The superb ensemble playing of Trio Solisti on Sunday afternoon at the Troy Savings Bank Music Hall as part of the 117th season of the Troy Chromatic Concerts was further invigorated by an unusual program of choice selections.
Instead of just playing trios, the group began with “Hungarian Rhapsody” for cello and piano by 19th century cellist extraordinaire David Popper, followed by Philip Glass’ Violin Sonata (2008) and only then Ernest Chausson’s Piano Trio (1881).
By the time Brahms’ Piano Quartet in G minor with guest violist Hsin-Yun Huang completed the program, the enthusiastic crowd had not only been enthralled with the exceptional readings from violinist Maria Bachmann, cellist Alexis Pia Gerlach and pianist Adam Neiman, they were given a charming visual garden to enjoy. The ladies all wore similar-style flowing gowns in complementary hues: Bachmann in orchid, Gerlach in lilac and Huang in scarlet. Somehow, that made the playing sound even better.
Gerlach, who played with her head back and her eyes closed in the Popper, made her lines an intense personal commentary. She played in a grand, eloquent style with a wide range of dynamics, a rich and robust tone, and nuances and dynamics that ebbed and flowed. Only a cellist with Gerlach’s imagination could have pulled it off and it was sensational. Neiman provided a stalwart support.
Glass wrote his sonata for Bachmann. She knew what to do with Glass’ signature repeated and undulating motifs, which he writes in blocks rather than in lines. Yet, he managed to mingle some melody within the three movements, which were all a bit different in mood. The first had his typically mysterious, haunting passages; the second had some soaring melodies that were searching and sad; the third was a burning fury that only increased in speed. Bachmann and Neiman used great pacing and a focused energy.
Chausson’s trio is a memorable work full of lush, dark, romantic harmonies, and interesting ideas that require an almost rhapsodic, ecstatic involvement from the players, who must have virtuosic technical abilities.
Trio Solisti were everything they needed to be: carefree, dreamy, dramatic, robust and note perfect. Balances were excellent, dynamic contrasts were sudden and in complete control, and the energy was so high it left the audience rapt and breathless.
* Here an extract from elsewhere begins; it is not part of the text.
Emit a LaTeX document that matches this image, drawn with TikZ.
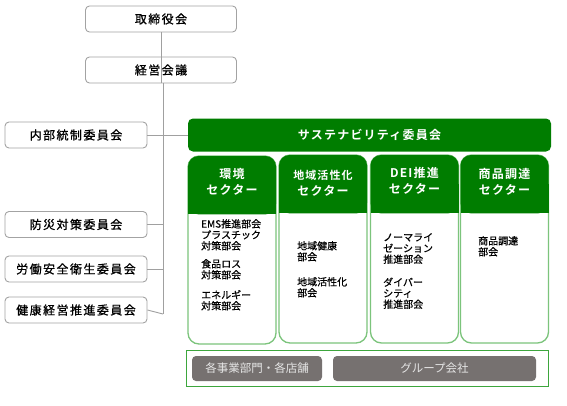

In similar vein was the Brahms. Working with Huang, who fit right in, the quartet paid much attention to detail, pacing, blending, and arching the long phrases. The first movement’s dense darkness had some exceptional subtleties in the softer dynamic ranges. The second, with Brahms’ inspired treatment of the melody, had wonderful sway and lightness. The third was well sung even to the declamatory martial section; and the finale was a gypsy romp. All of it was great stuff.
The final concert of the season is April 16 with violinist Hilary Hahn.